There has been little systematic exploration of what affects timeliness of epidemic response, despite the potential for earlier responses to be more effective. Speculations have circulated that exposure to major epidemics helped health systems respond more quickly to COVID-19. This study leverages organizational memory theory to test whether health systems with any, more severe, more recent exposure to major epidemics enacted timelier COVID-19 policy responses.

Methods

A dataset was constructed cataloguing 846 policies across 178 health systems in total, 37 of which had major epidemics within the last twenty years. Hypothesis testing used OLS regressions with WHO region fixed effects, controlling for several health system expenditure and political variables.

Results

Results show that exposure to any major epidemics was significantly associated with providing earlier response in any category or for surveillance / response, distancing, and international travel policies when tested alone or with total number of cases. The effect was about six to ten days earlier response. The significance was largely nullified with additional independent variables. Both total cases and years since previous epidemics showed no statistical significance.

Conclusion

This study suggests that health systems may learn from past major epidemics. Policymakers ought to institutionalize lessons from COVID-19. Future studies can examine specific generalizable lessons and whether timelier responses correlated with lower health and economic impacts.

What is already known about this subject?

There has been little systematic exploration into what affects the timeliness of response to epidemics. For COVID-19, there has been speculation that previous exposure to major epidemics may have spurred timelier responses.
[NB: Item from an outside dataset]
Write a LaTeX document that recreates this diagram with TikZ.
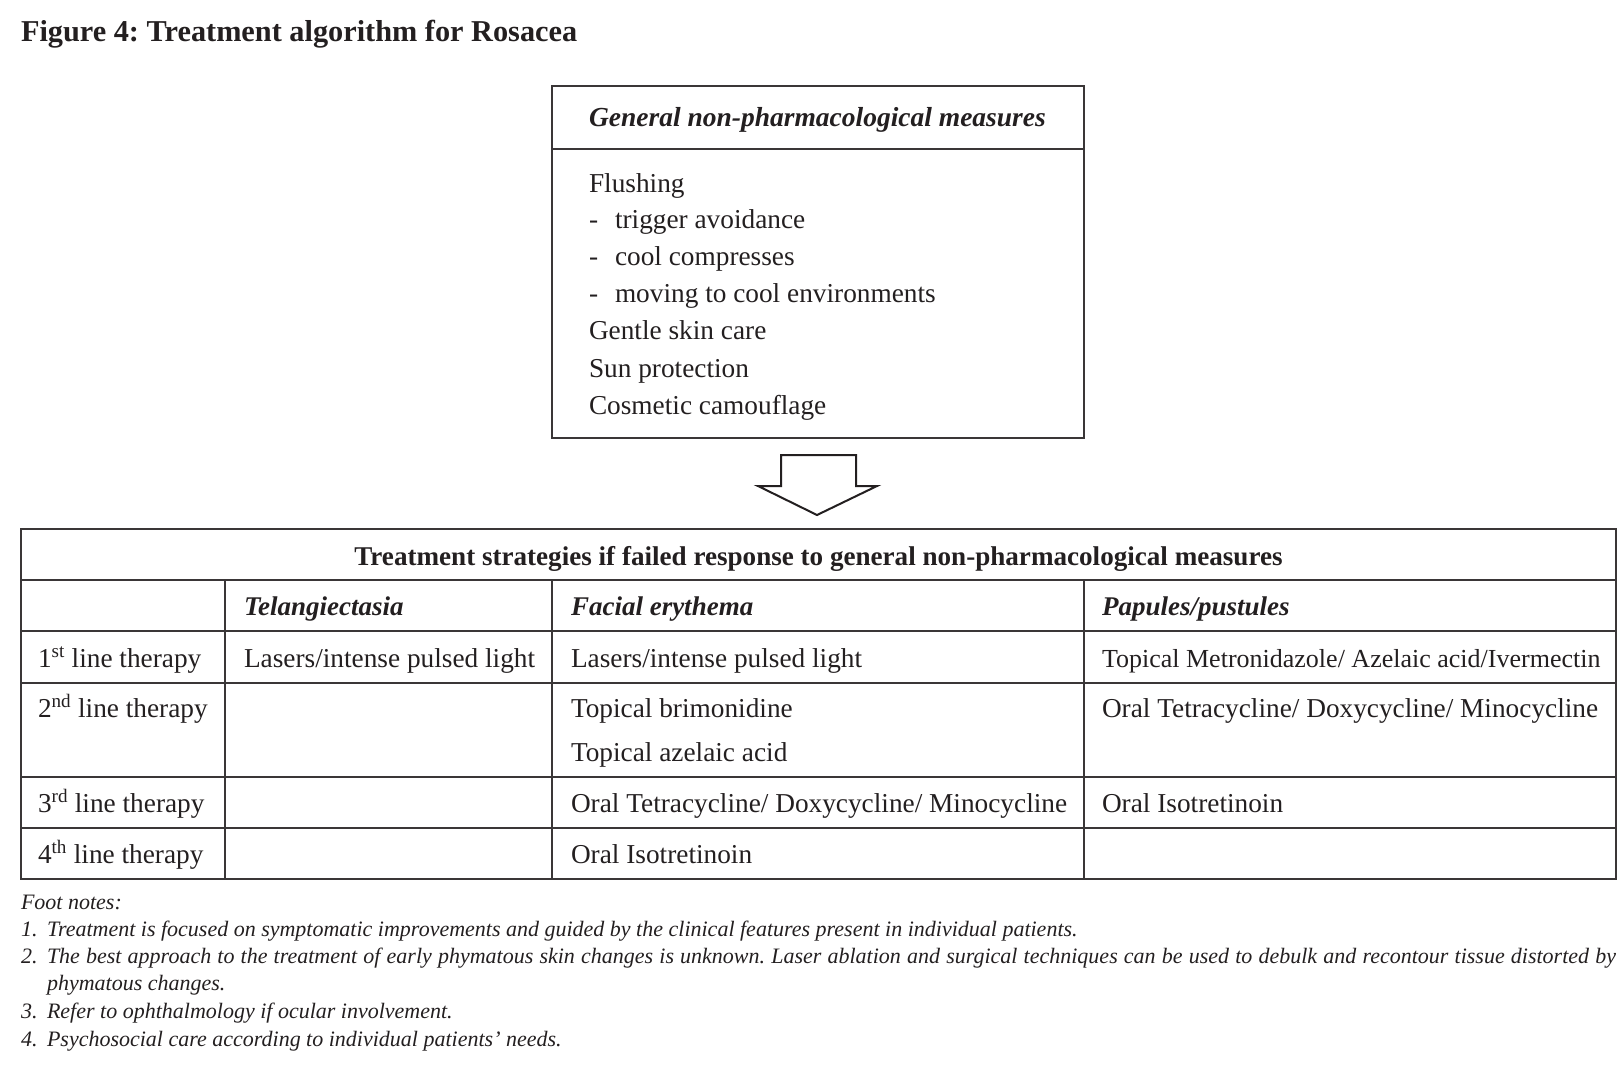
\documentclass[tikz,border=0pt]{standalone}
\usepackage{fontspec}
\setmainfont{Liberation Serif}
\definecolor{ink}{HTML}{231F20}
\definecolor{rule}{HTML}{3A3637}
\frenchspacing
\begin{document}
\frenchspacing
\begin{tikzpicture}[x=1pt,y=-1pt,
  every node/.style={inner sep=0pt,outer sep=0pt,text=ink},
  tt/.style={anchor=base west,font=\fontsize{27.3}{30}\selectfont},
  bx/.style={anchor=base west,font=\fontsize{27.3}{30}\selectfont},
  hd/.style={anchor=base west,font=\fontsize{27}{30}\selectfont\bfseries\itshape},
  fn/.style={anchor=base west,font=\fontsize{22}{24}\selectfont\itshape},
  outer/.style={draw=rule,line width=2.4pt},
  inner/.style={draw=rule,line width=1.4pt}]
\useasboundingbox (0,0) rectangle (1624,1069);

% title
\node[anchor=base west,font=\fontsize{30.3}{36}\selectfont\bfseries] (title) at (21,41) {Figure 4: Treatment algorithm for Rosacea};

% top box
\draw[outer,line width=2pt] (552,86) rectangle (1084,438);
\draw[inner] (552,149) -- (1084,149);
\node[anchor=base west,font=\fontsize{27.5}{30}\selectfont\bfseries\itshape] (genhd) at (589,126) {General non-pharmacological measures};
\node[bx] (b1) at (589,192) {Flushing};
\node[bx] (d2) at (589,228) {-};
\node[bx] (b2) at (615,228) {trigger avoidance};
\node[bx] (d3) at (589,265) {-};
\node[bx] (b3) at (615,265) {cool compresses};
\node[bx] (d4) at (589,302) {-};
\node[bx] (b4) at (615,302) {moving to cool environments};
\node[bx] (b5) at (589,339) {Gentle skin care};
\node[bx] (b6) at (589,377) {Sun protection};
\node[bx] (b7) at (589,414) {Cosmetic camouflage};

% block arrow
\draw[draw=ink,line width=2pt,line join=miter,fill=white]
  (781,455) -- (856,455) -- (856,486) -- (877,486) -- (817,515)
  -- (758,486) -- (781,486) -- cycle;

% table grid
\draw[inner] (21,580) -- (1616,580);
\draw[inner] (21,631) -- (1616,631);
\draw[inner] (21,683) -- (1616,683);
\draw[inner] (21,777) -- (1616,777);
\draw[inner] (21,828) -- (1616,828);
\draw[inner] (225,580) -- (225,879);
\draw[inner] (552,580) -- (552,879);
\draw[inner] (1084,580) -- (1084,879);
\draw[outer] (21,529) rectangle (1616,879);

% table header
\node[anchor=base,font=\fontsize{27.1}{30}\selectfont\bfseries] (thd) at (818.5,565) {Treatment strategies if failed response to general non-pharmacological measures};
\node[hd] (c2) at (244,615) {Telangiectasia};
\node[hd] (c3) at (571,615) {Facial erythema};
\node[hd] (c4) at (1102,615) {Papules/pustules};

% rows
\node[tt] (r1) at (38,667) {1\textsuperscript{st} line therapy};
\node[tt] (r2) at (38,717) {2\textsuperscript{nd} line therapy};
\node[tt] (r3) at (38,812) {3\textsuperscript{rd} line therapy};
\node[tt] (r4) at (38,863) {4\textsuperscript{th} line therapy};

\node[tt] (r1c2) at (244,667) {Lasers/intense pulsed light};
\node[tt] (r1c3) at (571,667) {Lasers/intense pulsed light};
\node[tt,font=\fontsize{26}{30}\selectfont] (r1c4) at (1102,667) {Topical Metronidazole/ Azelaic acid/Ivermectin};
\node[tt] (r2c3a) at (571,717) {Topical brimonidine};
\node[tt] (r2c3b) at (571,761) {Topical azelaic acid};
\node[tt] (r2c4) at (1102,717) {Oral Tetracycline/ Doxycycline/ Minocycline};
\node[tt] (r3c3) at (571,812) {Oral Tetracycline/ Doxycycline/ Minocycline};
\node[tt] (r3c4) at (1102,812) {Oral Isotretinoin};
\node[tt] (r4c3) at (571,863) {Oral Isotretinoin};

% footnotes
\node[fn] (fnh) at (21,909) {Foot notes:};
\node[fn] (n1) at (21,936) {1.};
\node[fn] (f1) at (47,936) {Treatment is focused on symptomatic improvements and guided by the clinical features present in individual patients.};
\node[fn] (n2) at (21,963) {2.};
\node[fn] (f2) at (47,963) {\makebox[1569pt][s]{The best approach to the treatment of early phymatous skin changes is unknown. Laser ablation and surgical techniques can be used to debulk and recontour tissue distorted by}};
\node[fn] (f2b) at (47,990) {phymatous changes.};
\node[fn] (n3) at (21,1018) {3.};
\node[fn] (f3) at (47,1018) {Refer to ophthalmology if ocular involvement.};
\node[fn] (n4) at (21,1046) {4.};
\node[fn] (f4) at (47,1046) {Psychosocial care according to individual patients’ needs.};
\end{tikzpicture}
\end{document}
What are the new findings?

Applying organizational memory theory, this study identified policy response timeliness to COVID-19 was significantly associated with any past exposure to major epidemics within the last 20 years.

What are the recommendations for policy and practice?

The fact that any exposure to past epidemics is significantly associated with timelier responses suggest that health systems do learn from past mistakes. Institutionalizing the learnings through more permanent policies. Once COVID-19 fades, health systems may wish to revitalize the organizational memory through various exercises.